Noni the Pony Rescues a Joey
- Author: Alison Lester
- Illustrator: Alison Lester
- Language: English
- Subject: Children's literature, picture book, Ponies
- Published: 2018 (Allen & Unwin)
- Publication place: Australia
- Media type: Print (hardback, paperback)
- Pages: 24 (unpaginated)
- ISBN: 9781911631002
- OCLC: 1079337535

= Noni the Pony Rescues a Joey =

Picture book by Alison Lester

Noni the Pony Rescues a Joey is a 2018 children's picture book by Alison Lester. It is about Noni, a pony, and her friends, Dave dog, and Coco the cat, who find a lost Wallaby joey and manage to reunite him with his mob.

==Publication history==
- 2018, Australia, Allen & Unwin ISBN 9781911631002
- 2019, USA, Beach Lane Books ISBN 9781534443709

==Reception==
A reviewer for Reading Time of Noni the Pony Rescues a Joey wrote "The effortless rhyme with signature Noni illustrations is a delight to read.".

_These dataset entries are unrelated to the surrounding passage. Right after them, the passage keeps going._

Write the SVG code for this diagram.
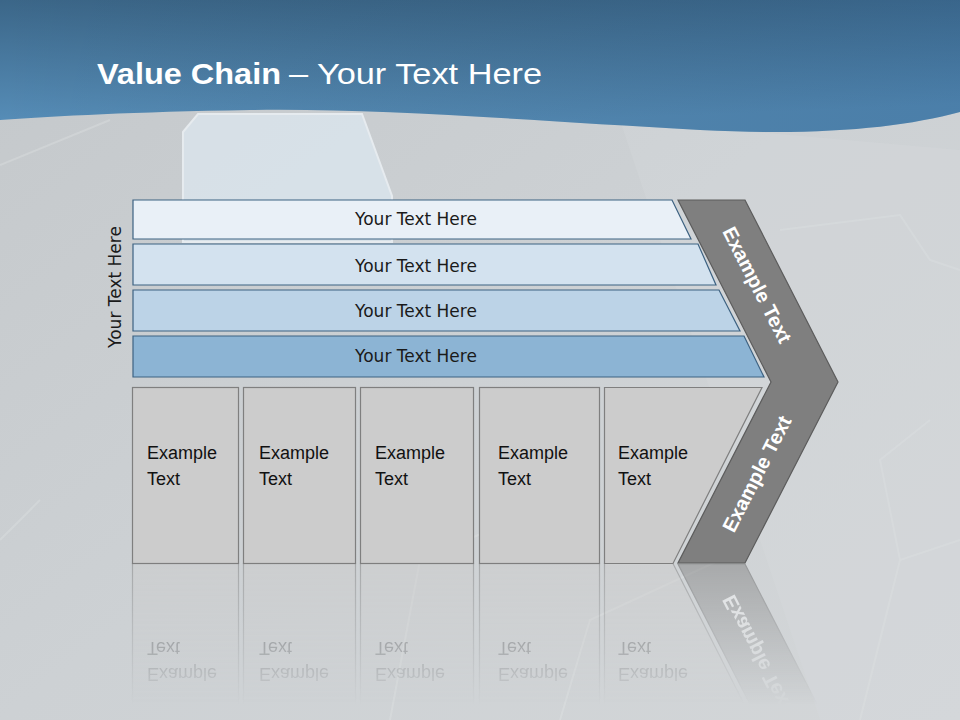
<svg xmlns="http://www.w3.org/2000/svg" xmlns:xlink="http://www.w3.org/1999/xlink" width="960" height="720" viewBox="0 0 960 720">
<defs>
<linearGradient id="bg" x1="0" y1="0" x2="1" y2="1">
<stop offset="0" stop-color="#c4c8cb"/>
<stop offset="0.5" stop-color="#cdd1d4"/>
<stop offset="1" stop-color="#d3d6d8"/>
</linearGradient>
<linearGradient id="hdr" x1="0" y1="0" x2="0.3" y2="1">
<stop offset="0" stop-color="#3b6688"/>
<stop offset="1" stop-color="#5b94c0"/>
</linearGradient>
<linearGradient id="hdr2" x1="0" y1="0" x2="1" y2="0">
<stop offset="0" stop-color="#000" stop-opacity="0"/>
<stop offset="1" stop-color="#1a3f66" stop-opacity="0.25"/>
</linearGradient>
<linearGradient id="fadeG" x1="0" y1="563" x2="0" y2="705" gradientUnits="userSpaceOnUse">
<stop offset="0" stop-color="#fff" stop-opacity="0.5"/>
<stop offset="1" stop-color="#fff" stop-opacity="0"/>
</linearGradient>
<mask id="fade" maskUnits="userSpaceOnUse" x="0" y="563" width="960" height="157">
<rect x="0" y="563" width="960" height="157" fill="url(#fadeG)"/>
</mask>
<style>
.bar{stroke:#3d6282;stroke-width:1.2}
.bt{font-family:"DejaVu Sans",sans-serif;font-size:17px;fill:#1a1a1a;text-anchor:middle}
.box{fill:#cccccc;stroke:#7f7f7f;stroke-width:1.2}
.xt{font-family:"Liberation Sans",Arial,sans-serif;font-size:18px;fill:#111}
.ct{font-family:"Liberation Sans",Arial,sans-serif;font-size:20px;font-weight:bold;fill:#fff;text-anchor:middle}
.hex{fill:none;stroke:#e4e7e9;stroke-width:2;opacity:0.3}
</style>
</defs>
<rect width="960" height="720" fill="url(#bg)"/>
<g id="background">
<path class="hex" d="M0,165 L110,120 M40,500 L0,540 M390,720 L420,560 L560,500 M560,720 L590,620 L720,560 M860,720 L900,560 L960,540 M780,230 L900,215 L930,260 L960,270 M900,560 L880,460 L930,420"/>
<path d="M620,120 L960,150 L960,720 L820,720 Z" fill="#d8dbdd" opacity="0.3"/>
<path d="M183,132 L198,114 L362,114 L392,196 L392,242 L183,242 Z" fill="#dbe6ee" stroke="#eef3f7" stroke-width="2" opacity="0.8"/>
</g>
<g id="header">
<path d="M0,0 H960 V112 C900,128 820,136 700,130 C520,120 380,108 250,110 C130,112 60,116 0,120 Z" fill="url(#hdr)"/>
<path d="M0,0 H960 V112 C900,128 820,136 700,130 C520,120 380,108 250,110 C130,112 60,116 0,120 Z" fill="url(#hdr2)"/>
<text x="97" y="84" font-family="Liberation Sans,Arial,sans-serif" font-size="30" font-weight="bold" fill="#fff" textLength="184" lengthAdjust="spacingAndGlyphs">Value Chain</text>
<text x="289" y="84" font-family="Liberation Sans,Arial,sans-serif" font-size="30" fill="#fff" textLength="253" lengthAdjust="spacingAndGlyphs">– Your Text Here</text>
</g>
<g id="side-label">
<text transform="translate(121,287) rotate(-90)" class="bt">Your Text Here</text>
</g>
<g id="bar1"><path class="bar" d="M133,200 H672 L691,239 H133 Z" fill="#e9f0f7"/><text class="bt" x="416" y="225">Your Text Here</text></g>
<g id="bar2"><path class="bar" d="M133,244 H698 L716,285 H133 Z" fill="#d3e2ef"/><text class="bt" x="416" y="272">Your Text Here</text></g>
<g id="bar3"><path class="bar" d="M133,290 H719 L740,331 H133 Z" fill="#bcd3e7"/><text class="bt" x="416" y="317">Your Text Here</text></g>
<g id="bar4"><path class="bar" d="M133,336 H744 L764,377 H133 Z" fill="#8cb4d4"/><text class="bt" x="416" y="362">Your Text Here</text></g>
<g id="lower">
<g id="box1"><rect class="box" x="132.5" y="387.5" width="106" height="176"/><text class="xt" x="147" y="459">Example</text><text class="xt" x="147" y="485">Text</text></g>
<g id="box2"><rect class="box" x="243.5" y="387.5" width="112" height="176"/><text class="xt" x="259" y="459">Example</text><text class="xt" x="259" y="485">Text</text></g>
<g id="box3"><rect class="box" x="360.5" y="387.5" width="113" height="176"/><text class="xt" x="375" y="459">Example</text><text class="xt" x="375" y="485">Text</text></g>
<g id="box4"><rect class="box" x="479.5" y="387.5" width="120" height="176"/><text class="xt" x="498" y="459">Example</text><text class="xt" x="498" y="485">Text</text></g>
<g id="box5"><path class="box" d="M604.5,387.5 H762 L673,563.5 H604.5 Z"/><text class="xt" x="618" y="459">Example</text><text class="xt" x="618" y="485">Text</text></g>
<g id="chevron">
<path d="M678,200 H745 L838,382 L745,563 H678 L771,382 Z" fill="#7f7f7f" stroke="#5c5c5c" stroke-width="1.2"/>
<text class="ct" transform="translate(751,288) rotate(62.9)">Example Text</text>
<text class="ct" transform="translate(763,477) rotate(-62.9)">Example Text</text>
</g>
</g>
<g id="reflection" mask="url(#fade)">
<use xlink:href="#lower" href="#lower" transform="translate(0,1127) scale(1,-1)"/>
</g>
</svg>
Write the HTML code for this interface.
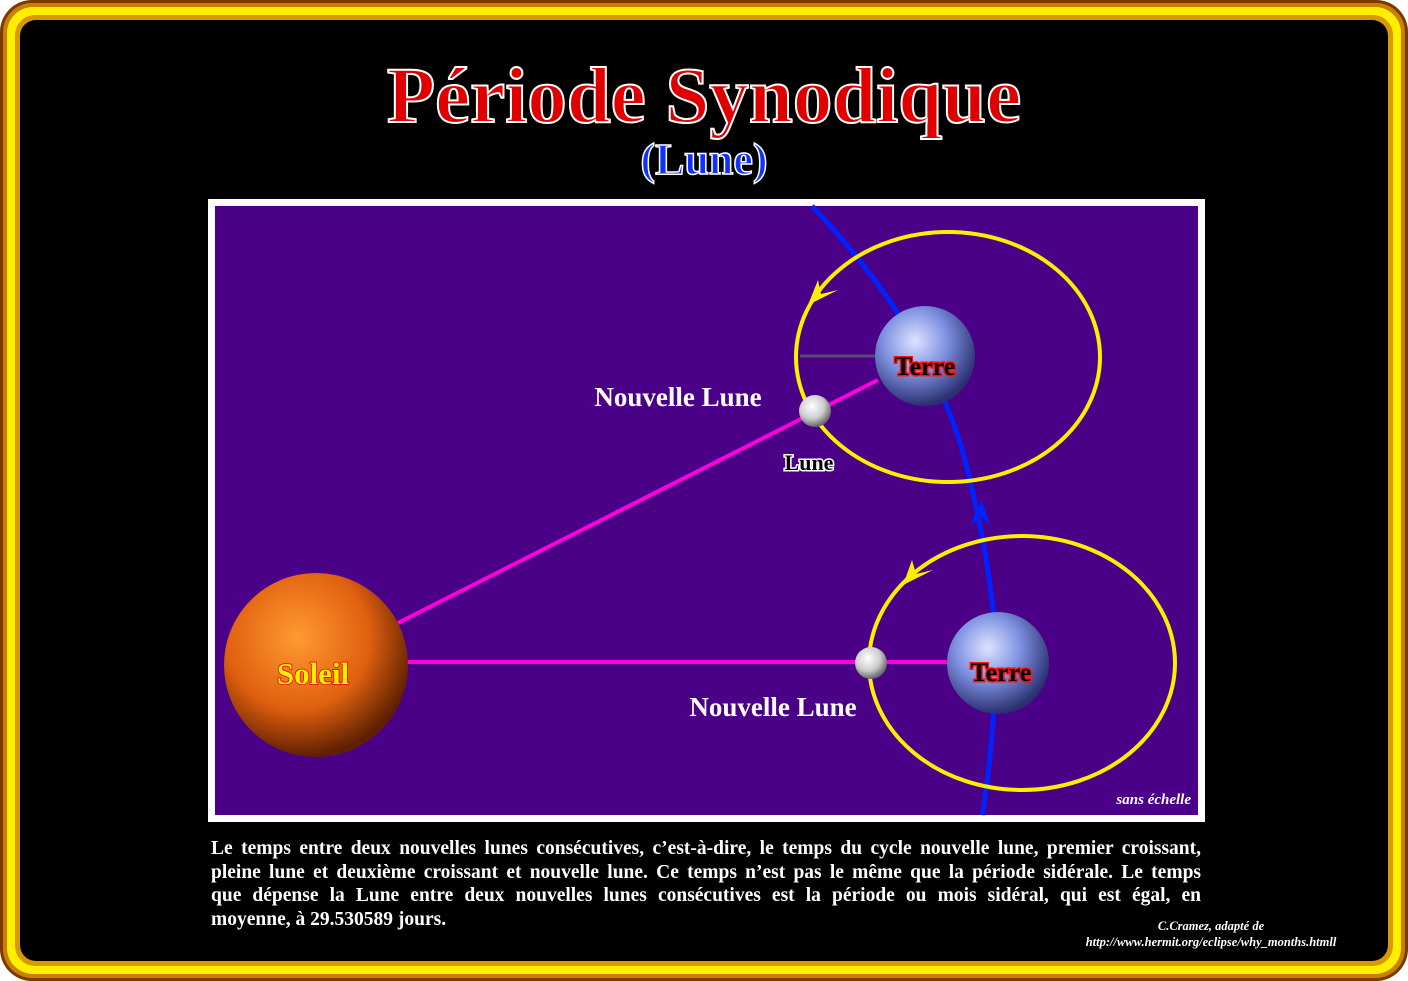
<!DOCTYPE html>
<html><head><meta charset="utf-8"><style>
body{margin:0;width:1408px;height:981px;background:#fff;overflow:hidden;font-family:"Liberation Serif",serif;position:relative}
.b{position:absolute}
.t{position:absolute;left:0;width:1408px;text-align:center;font-weight:bold}
.p div{text-align:justify;text-align-last:justify;white-space:nowrap}
</style></head><body>
<div class="b" style="left:0;top:0;width:1408px;height:981px;border-radius:32px;background:#7a3a00"></div>
<div class="b" style="left:3px;top:3px;width:1402px;height:975px;border-radius:29px;background:#c88000"></div>
<div class="b" style="left:7px;top:7px;width:1394px;height:967px;border-radius:26px;background:#ffee00"></div>
<div class="b" style="left:15px;top:15px;width:1378px;height:951px;border-radius:20px;background:#d89a00"></div>
<div class="b" style="left:20px;top:20px;width:1368px;height:941px;border-radius:16px;background:#000"></div>
<div class="t" style="top:52px;font-size:79px;color:#e00000;-webkit-text-stroke:2px #fff;">Période Synodique</div>
<div class="t" style="top:134px;font-size:44px;color:#1030ff;-webkit-text-stroke:1.5px #fff;">(Lune)</div>
<svg style="position:absolute;left:0;top:0" width="1408" height="981">
<defs>
<radialGradient id="sun" cx="40%" cy="35%" r="65%"><stop offset="0" stop-color="#ff9a30"/><stop offset="0.6" stop-color="#e06010"/><stop offset="1" stop-color="#602000"/></radialGradient>
<radialGradient id="earth" cx="40%" cy="35%" r="65%"><stop offset="0" stop-color="#dde4ff"/><stop offset="0.5" stop-color="#7e90e0"/><stop offset="1" stop-color="#2a3070"/></radialGradient>
<radialGradient id="moon" cx="40%" cy="35%" r="65%"><stop offset="0" stop-color="#fff"/><stop offset="0.6" stop-color="#ccc"/><stop offset="1" stop-color="#666"/></radialGradient>
</defs>
<rect x="208" y="199" width="997" height="623" fill="#fff"/>
<rect x="215" y="206" width="983" height="609" fill="#4b0088"/>
<path d="M812 206 Q930 330 965 460 Q1000 600 995 680 Q992 760 982 815" stroke="#0022ff" stroke-width="5" fill="none"/>
<path d="M970 525 L982 500 L990 525 L981 517 Z" fill="#0022ff"/>
<ellipse cx="948" cy="357" rx="152" ry="125" fill="none" stroke="#ffee00" stroke-width="4"/>
<ellipse cx="1022" cy="663" rx="153" ry="127" fill="none" stroke="#ffee00" stroke-width="4"/>
<path d="M808 305 L818 280 L821 294 L838 290 Z" fill="#ffee00"/>
<path d="M903 585 L912 560 L916 574 L933 570 Z" fill="#ffee00"/>
<line x1="398" y1="623" x2="878" y2="380" stroke="#ff00dd" stroke-width="4"/>
<line x1="405" y1="662" x2="952" y2="662" stroke="#ff00dd" stroke-width="4"/>
<line x1="800" y1="356" x2="876" y2="356" stroke="#5a4a70" stroke-width="3"/>
<circle cx="316" cy="665" r="92" fill="url(#sun)"/>
<circle cx="925" cy="356" r="50" fill="url(#earth)"/>
<circle cx="998" cy="663" r="51" fill="url(#earth)"/>
<circle cx="815" cy="411" r="16" fill="url(#moon)"/>
<circle cx="871" cy="663" r="16" fill="url(#moon)"/>
<g font-family="Liberation Serif,serif" font-weight="bold">
<text x="313" y="684" font-size="31" fill="#ffee00" stroke="#e00000" stroke-width="1.5" text-anchor="middle" paint-order="stroke">Soleil</text>
<text x="925" y="375" font-size="26" fill="#000" stroke="#ff1010" stroke-width="3" text-anchor="middle" paint-order="stroke">Terre</text>
<text x="1001" y="681" font-size="26" fill="#000" stroke="#ff1010" stroke-width="3" text-anchor="middle" paint-order="stroke">Terre</text>
<text x="809" y="470" font-size="22" fill="#000" stroke="#fff" stroke-width="3" text-anchor="middle" paint-order="stroke">Lune</text>
<text x="678" y="406" font-size="27" fill="#fff" text-anchor="middle">Nouvelle Lune</text>
<text x="773" y="716" font-size="27" fill="#fff" text-anchor="middle">Nouvelle Lune</text>
<text x="1191" y="804" font-size="15" fill="#fff" font-style="italic" text-anchor="end">sans échelle</text>
<text x="1211" y="930" font-size="12.5" fill="#fff" font-style="italic" text-anchor="middle">C.Cramez, adapté de</text>
<text x="1211" y="946" font-size="12.5" fill="#fff" font-style="italic" text-anchor="middle">http://www.hermit.org/eclipse/why_months.htmll</text>
</g>
</svg>
<div class="p" style="position:absolute;left:211px;top:837px;width:990px;color:#fff;font-weight:bold;font-size:19.5px;line-height:23.5px">
<div>Le temps entre deux nouvelles lunes consécutives, c’est-à-dire, le temps du cycle nouvelle lune, premier croissant,</div>
<div>pleine lune et deuxième croissant et nouvelle lune. Ce temps n’est pas le même  que la période sidérale. Le temps</div>
<div>que dépense la Lune entre deux nouvelles lunes consécutives est la période ou mois sidéral, qui est égal, en</div>
<div style="text-align-last:left">moyenne, à  29.530589 jours.</div>
</div>
</body></html>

Noni the Pony Rescues a Joey has also been reviewed by Booklist, Kirkus Reviews, The Horn Book Magazine, Good Reading magazine, School Library Journal, and the International Literacy Association.

It is a 2019 Children's Book Council of Australia (CBCA) Early Childhood Notable book, and a 2019 Speech Pathology Australia Book of the Year Award (Birth to Three Years) shortlisted book.